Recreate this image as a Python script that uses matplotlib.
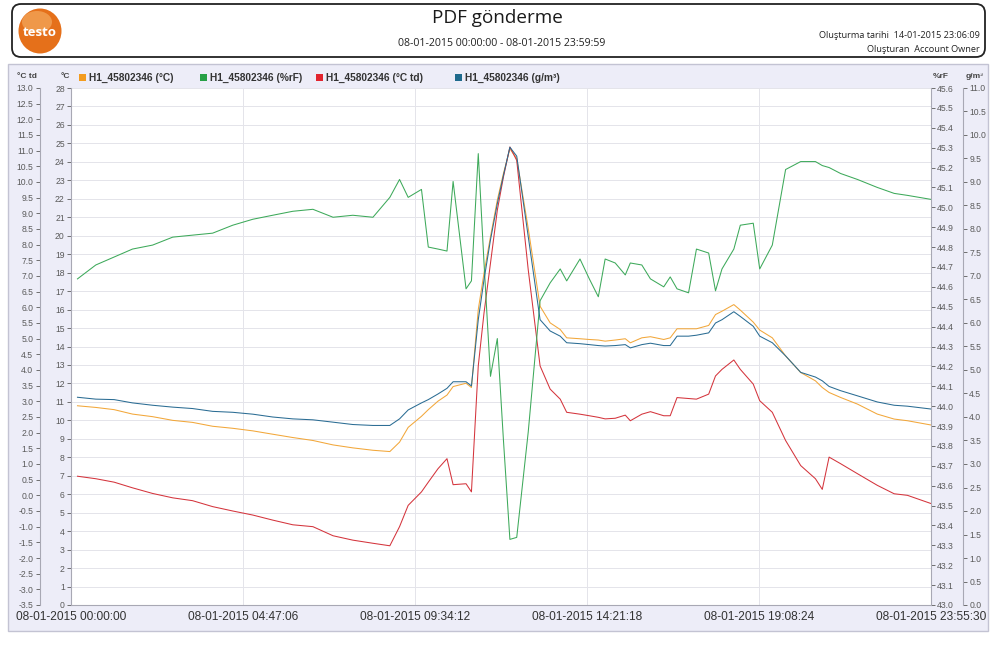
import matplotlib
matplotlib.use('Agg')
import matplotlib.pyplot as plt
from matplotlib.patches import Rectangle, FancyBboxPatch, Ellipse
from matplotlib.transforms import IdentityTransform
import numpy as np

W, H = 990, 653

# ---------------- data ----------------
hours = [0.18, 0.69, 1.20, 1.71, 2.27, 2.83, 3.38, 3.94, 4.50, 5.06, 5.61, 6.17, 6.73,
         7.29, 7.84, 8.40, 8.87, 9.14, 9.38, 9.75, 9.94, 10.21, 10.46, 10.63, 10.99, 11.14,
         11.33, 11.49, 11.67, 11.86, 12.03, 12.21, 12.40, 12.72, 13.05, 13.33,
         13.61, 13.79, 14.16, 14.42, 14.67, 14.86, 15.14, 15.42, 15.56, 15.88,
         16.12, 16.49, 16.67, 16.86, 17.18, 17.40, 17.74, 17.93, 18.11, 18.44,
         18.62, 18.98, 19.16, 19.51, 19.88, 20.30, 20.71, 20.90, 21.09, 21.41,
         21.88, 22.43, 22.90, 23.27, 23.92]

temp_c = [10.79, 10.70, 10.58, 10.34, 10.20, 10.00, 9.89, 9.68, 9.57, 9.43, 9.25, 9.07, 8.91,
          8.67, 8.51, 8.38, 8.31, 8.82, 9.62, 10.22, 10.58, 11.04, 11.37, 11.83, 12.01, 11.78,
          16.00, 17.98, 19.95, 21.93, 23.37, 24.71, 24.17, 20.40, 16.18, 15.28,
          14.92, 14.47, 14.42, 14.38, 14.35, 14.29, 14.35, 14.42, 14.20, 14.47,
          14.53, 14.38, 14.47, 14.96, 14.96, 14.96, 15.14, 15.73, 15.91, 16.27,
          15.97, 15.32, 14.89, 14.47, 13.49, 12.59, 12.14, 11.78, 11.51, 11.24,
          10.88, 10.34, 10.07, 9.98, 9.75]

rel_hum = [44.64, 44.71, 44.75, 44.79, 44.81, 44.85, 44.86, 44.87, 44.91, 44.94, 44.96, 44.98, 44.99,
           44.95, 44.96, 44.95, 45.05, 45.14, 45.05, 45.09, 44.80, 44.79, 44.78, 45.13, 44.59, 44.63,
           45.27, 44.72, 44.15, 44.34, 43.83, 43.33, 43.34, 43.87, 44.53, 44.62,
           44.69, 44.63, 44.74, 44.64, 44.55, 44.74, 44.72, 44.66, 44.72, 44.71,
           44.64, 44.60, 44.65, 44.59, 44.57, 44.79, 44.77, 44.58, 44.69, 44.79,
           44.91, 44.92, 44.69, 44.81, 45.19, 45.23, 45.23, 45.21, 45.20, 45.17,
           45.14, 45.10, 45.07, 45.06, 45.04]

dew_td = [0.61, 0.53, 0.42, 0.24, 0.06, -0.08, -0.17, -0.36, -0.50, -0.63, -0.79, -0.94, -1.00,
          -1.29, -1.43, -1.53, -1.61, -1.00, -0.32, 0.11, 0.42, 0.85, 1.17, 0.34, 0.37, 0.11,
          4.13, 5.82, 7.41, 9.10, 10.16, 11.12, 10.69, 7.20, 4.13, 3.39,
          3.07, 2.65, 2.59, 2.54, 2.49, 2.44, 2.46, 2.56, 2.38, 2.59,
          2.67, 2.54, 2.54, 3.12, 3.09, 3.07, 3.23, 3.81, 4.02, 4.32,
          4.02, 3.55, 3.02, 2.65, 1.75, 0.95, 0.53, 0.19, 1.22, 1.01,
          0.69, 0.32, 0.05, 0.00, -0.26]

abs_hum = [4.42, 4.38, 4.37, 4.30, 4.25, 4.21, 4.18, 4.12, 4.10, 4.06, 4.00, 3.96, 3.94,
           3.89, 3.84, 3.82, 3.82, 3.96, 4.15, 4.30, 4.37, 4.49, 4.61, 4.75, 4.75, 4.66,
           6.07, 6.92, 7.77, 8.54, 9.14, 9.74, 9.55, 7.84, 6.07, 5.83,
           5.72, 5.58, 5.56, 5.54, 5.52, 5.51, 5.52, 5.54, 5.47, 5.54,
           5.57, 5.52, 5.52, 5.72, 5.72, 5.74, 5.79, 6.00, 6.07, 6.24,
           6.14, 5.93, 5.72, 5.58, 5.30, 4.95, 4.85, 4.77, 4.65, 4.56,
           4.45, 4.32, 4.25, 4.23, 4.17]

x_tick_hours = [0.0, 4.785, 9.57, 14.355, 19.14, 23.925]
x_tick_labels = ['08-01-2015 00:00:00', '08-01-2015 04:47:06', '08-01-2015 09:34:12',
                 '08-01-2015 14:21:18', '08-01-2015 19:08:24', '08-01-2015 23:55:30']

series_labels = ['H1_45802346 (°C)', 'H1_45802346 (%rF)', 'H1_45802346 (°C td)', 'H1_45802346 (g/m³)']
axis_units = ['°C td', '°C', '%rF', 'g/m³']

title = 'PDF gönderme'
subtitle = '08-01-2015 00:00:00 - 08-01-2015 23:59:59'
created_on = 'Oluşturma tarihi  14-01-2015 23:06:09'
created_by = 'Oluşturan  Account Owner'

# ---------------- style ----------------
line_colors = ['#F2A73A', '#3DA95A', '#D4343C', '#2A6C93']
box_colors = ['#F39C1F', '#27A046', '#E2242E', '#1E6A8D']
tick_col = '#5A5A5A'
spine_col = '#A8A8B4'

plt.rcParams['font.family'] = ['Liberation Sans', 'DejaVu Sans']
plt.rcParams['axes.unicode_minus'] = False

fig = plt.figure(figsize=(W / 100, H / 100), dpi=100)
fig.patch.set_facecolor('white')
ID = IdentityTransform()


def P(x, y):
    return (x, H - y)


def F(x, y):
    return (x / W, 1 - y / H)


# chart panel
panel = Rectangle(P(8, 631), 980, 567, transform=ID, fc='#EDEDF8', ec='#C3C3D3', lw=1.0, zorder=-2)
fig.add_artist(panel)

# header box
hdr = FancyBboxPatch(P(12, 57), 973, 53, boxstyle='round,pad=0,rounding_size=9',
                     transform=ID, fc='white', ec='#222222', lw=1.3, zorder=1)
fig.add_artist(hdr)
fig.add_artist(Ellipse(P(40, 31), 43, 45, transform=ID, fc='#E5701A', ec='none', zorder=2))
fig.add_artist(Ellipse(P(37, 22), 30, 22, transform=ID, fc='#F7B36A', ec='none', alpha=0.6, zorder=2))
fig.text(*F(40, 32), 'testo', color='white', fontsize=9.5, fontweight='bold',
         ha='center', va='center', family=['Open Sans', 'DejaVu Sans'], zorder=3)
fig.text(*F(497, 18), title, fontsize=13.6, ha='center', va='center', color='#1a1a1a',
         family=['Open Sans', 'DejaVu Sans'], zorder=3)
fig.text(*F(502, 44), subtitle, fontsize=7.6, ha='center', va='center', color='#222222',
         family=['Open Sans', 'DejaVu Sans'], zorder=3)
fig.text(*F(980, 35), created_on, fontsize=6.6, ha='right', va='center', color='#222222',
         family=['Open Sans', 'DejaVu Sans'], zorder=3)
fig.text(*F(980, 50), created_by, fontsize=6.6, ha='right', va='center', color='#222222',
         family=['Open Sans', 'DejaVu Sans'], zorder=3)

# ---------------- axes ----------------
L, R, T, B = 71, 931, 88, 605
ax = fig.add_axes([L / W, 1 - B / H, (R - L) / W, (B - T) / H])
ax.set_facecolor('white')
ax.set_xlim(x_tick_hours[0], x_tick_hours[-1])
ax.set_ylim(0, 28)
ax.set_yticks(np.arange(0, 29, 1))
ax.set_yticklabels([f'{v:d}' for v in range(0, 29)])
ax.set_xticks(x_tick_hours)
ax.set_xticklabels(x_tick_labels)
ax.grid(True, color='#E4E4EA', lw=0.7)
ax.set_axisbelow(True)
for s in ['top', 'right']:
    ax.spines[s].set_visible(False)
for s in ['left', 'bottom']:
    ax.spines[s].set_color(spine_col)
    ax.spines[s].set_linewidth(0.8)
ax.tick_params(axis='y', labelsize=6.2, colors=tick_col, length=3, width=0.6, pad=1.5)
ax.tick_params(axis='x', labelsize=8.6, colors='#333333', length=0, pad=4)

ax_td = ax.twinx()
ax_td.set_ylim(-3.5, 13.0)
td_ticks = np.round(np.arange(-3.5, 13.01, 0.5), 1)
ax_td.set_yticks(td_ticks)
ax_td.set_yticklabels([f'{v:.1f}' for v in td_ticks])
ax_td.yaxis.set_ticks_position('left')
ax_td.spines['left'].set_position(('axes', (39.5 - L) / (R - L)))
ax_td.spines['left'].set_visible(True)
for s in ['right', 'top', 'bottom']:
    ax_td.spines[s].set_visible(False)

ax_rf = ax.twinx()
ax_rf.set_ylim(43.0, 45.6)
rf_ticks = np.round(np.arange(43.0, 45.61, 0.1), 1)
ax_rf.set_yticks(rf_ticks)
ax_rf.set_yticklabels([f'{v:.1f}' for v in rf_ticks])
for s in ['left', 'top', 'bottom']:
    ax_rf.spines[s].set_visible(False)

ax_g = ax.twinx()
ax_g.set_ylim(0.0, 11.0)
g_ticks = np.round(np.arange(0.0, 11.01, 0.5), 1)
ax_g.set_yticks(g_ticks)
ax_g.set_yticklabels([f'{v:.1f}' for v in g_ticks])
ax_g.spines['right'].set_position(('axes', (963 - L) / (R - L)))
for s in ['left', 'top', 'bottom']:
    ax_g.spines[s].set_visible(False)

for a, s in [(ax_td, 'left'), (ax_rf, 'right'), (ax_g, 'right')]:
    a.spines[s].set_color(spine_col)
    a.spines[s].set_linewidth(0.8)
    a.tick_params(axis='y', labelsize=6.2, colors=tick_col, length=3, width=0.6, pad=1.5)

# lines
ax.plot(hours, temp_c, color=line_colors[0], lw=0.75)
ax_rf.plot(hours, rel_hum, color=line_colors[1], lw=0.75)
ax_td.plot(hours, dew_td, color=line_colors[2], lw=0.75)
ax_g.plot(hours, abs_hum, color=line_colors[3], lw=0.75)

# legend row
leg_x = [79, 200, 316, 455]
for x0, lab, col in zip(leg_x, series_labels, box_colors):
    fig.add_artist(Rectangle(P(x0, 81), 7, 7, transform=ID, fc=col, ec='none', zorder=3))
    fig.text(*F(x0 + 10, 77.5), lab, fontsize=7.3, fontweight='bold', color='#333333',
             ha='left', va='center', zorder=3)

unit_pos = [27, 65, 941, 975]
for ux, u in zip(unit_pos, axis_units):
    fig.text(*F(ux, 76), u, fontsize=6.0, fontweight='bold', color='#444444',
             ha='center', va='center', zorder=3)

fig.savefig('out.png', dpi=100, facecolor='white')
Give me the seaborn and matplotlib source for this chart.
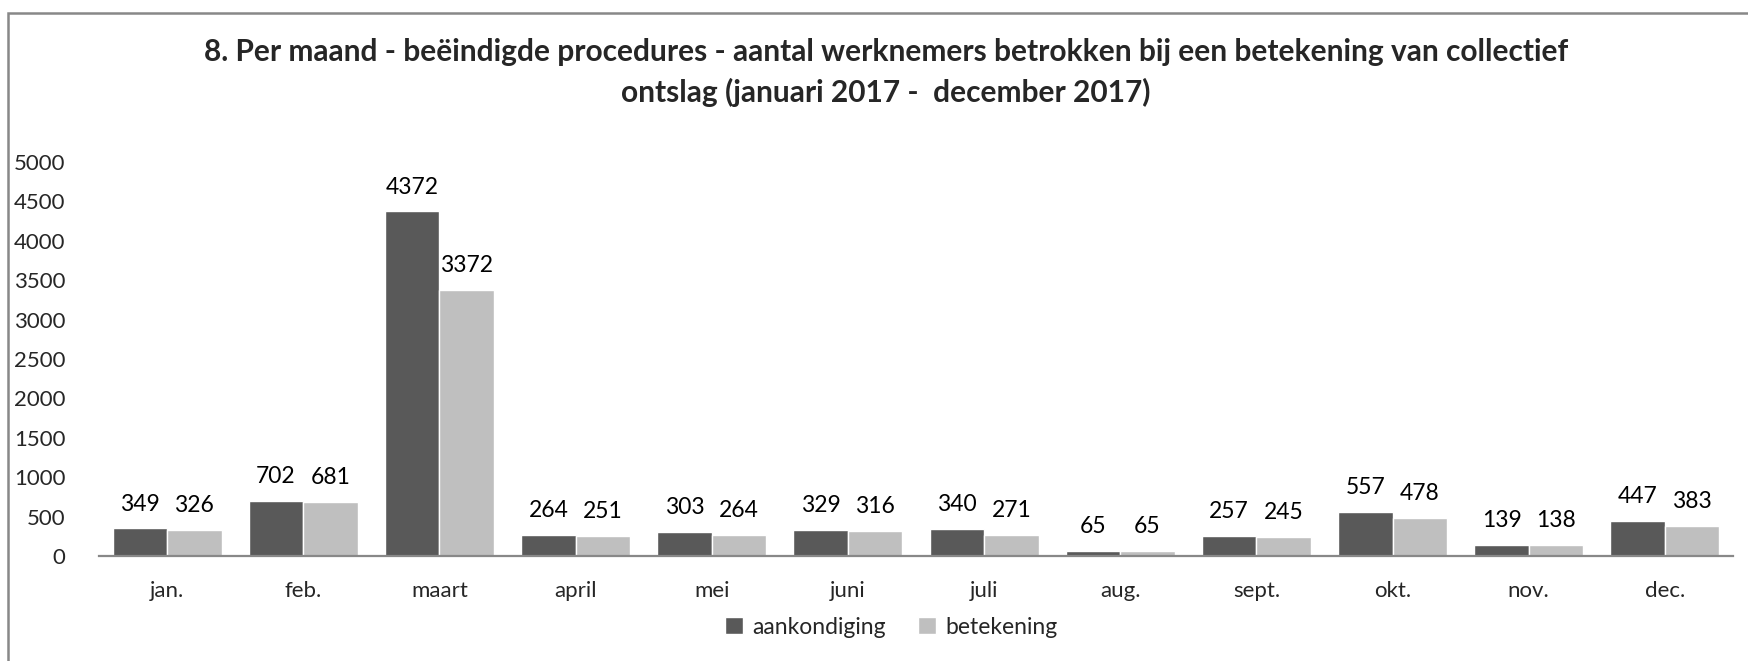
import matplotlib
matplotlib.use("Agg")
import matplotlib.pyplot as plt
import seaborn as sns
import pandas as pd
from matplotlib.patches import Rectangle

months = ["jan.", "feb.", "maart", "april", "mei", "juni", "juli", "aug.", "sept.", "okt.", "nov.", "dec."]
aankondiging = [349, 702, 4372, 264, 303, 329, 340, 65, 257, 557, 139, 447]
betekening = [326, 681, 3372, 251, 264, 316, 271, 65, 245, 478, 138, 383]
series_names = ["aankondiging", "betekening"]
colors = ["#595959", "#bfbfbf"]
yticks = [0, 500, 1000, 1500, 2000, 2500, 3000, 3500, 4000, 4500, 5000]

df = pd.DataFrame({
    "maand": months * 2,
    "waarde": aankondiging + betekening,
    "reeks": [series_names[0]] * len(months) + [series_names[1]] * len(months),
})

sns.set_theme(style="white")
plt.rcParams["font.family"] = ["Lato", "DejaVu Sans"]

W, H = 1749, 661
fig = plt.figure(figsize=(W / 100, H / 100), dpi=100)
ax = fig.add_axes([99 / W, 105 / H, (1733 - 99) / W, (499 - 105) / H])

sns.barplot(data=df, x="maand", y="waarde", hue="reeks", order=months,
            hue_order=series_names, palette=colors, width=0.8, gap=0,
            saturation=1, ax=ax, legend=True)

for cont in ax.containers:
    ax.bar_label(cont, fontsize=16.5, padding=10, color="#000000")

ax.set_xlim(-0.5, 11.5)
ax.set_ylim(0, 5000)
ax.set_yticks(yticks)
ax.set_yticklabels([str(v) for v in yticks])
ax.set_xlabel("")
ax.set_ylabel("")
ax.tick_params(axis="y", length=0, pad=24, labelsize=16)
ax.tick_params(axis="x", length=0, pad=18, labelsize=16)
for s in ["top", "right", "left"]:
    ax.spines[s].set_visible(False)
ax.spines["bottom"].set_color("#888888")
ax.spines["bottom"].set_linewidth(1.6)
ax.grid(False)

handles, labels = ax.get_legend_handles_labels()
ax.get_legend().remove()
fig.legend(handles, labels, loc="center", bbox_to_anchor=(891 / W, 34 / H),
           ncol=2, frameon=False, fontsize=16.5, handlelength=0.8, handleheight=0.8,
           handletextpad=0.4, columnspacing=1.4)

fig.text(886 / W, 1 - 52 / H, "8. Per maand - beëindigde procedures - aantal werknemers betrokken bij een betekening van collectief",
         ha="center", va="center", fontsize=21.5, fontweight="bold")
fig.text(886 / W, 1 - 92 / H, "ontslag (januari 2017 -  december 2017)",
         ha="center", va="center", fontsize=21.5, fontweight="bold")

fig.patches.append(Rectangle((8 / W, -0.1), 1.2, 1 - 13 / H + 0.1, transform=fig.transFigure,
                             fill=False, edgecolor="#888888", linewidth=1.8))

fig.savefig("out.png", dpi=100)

============

• [PROBLEM TO SOLVE] Pictures are excluded; extract exactly the lines from the start of the data through the line that holds "10.88, 10.34, 10.07, 9.98, 9.75]", both ends included.

• [RESULT OF THIS TASK]
Recreate this image as a Python script that uses matplotlib.
import matplotlib
matplotlib.use('Agg')
import matplotlib.pyplot as plt
from matplotlib.patches import Rectangle, FancyBboxPatch, Ellipse
from matplotlib.transforms import IdentityTransform
import numpy as np

W, H = 990, 653

# ---------------- data ----------------
hours = [0.18, 0.69, 1.20, 1.71, 2.27, 2.83, 3.38, 3.94, 4.50, 5.06, 5.61, 6.17, 6.73,
         7.29, 7.84, 8.40, 8.87, 9.14, 9.38, 9.75, 9.94, 10.21, 10.46, 10.63, 10.99, 11.14,
         11.33, 11.49, 11.67, 11.86, 12.03, 12.21, 12.40, 12.72, 13.05, 13.33,
         13.61, 13.79, 14.16, 14.42, 14.67, 14.86, 15.14, 15.42, 15.56, 15.88,
         16.12, 16.49, 16.67, 16.86, 17.18, 17.40, 17.74, 17.93, 18.11, 18.44,
         18.62, 18.98, 19.16, 19.51, 19.88, 20.30, 20.71, 20.90, 21.09, 21.41,
         21.88, 22.43, 22.90, 23.27, 23.92]

temp_c = [10.79, 10.70, 10.58, 10.34, 10.20, 10.00, 9.89, 9.68, 9.57, 9.43, 9.25, 9.07, 8.91,
          8.67, 8.51, 8.38, 8.31, 8.82, 9.62, 10.22, 10.58, 11.04, 11.37, 11.83, 12.01, 11.78,
          16.00, 17.98, 19.95, 21.93, 23.37, 24.71, 24.17, 20.40, 16.18, 15.28,
          14.92, 14.47, 14.42, 14.38, 14.35, 14.29, 14.35, 14.42, 14.20, 14.47,
          14.53, 14.38, 14.47, 14.96, 14.96, 14.96, 15.14, 15.73, 15.91, 16.27,
          15.97, 15.32, 14.89, 14.47, 13.49, 12.59, 12.14, 11.78, 11.51, 11.24,
          10.88, 10.34, 10.07, 9.98, 9.75]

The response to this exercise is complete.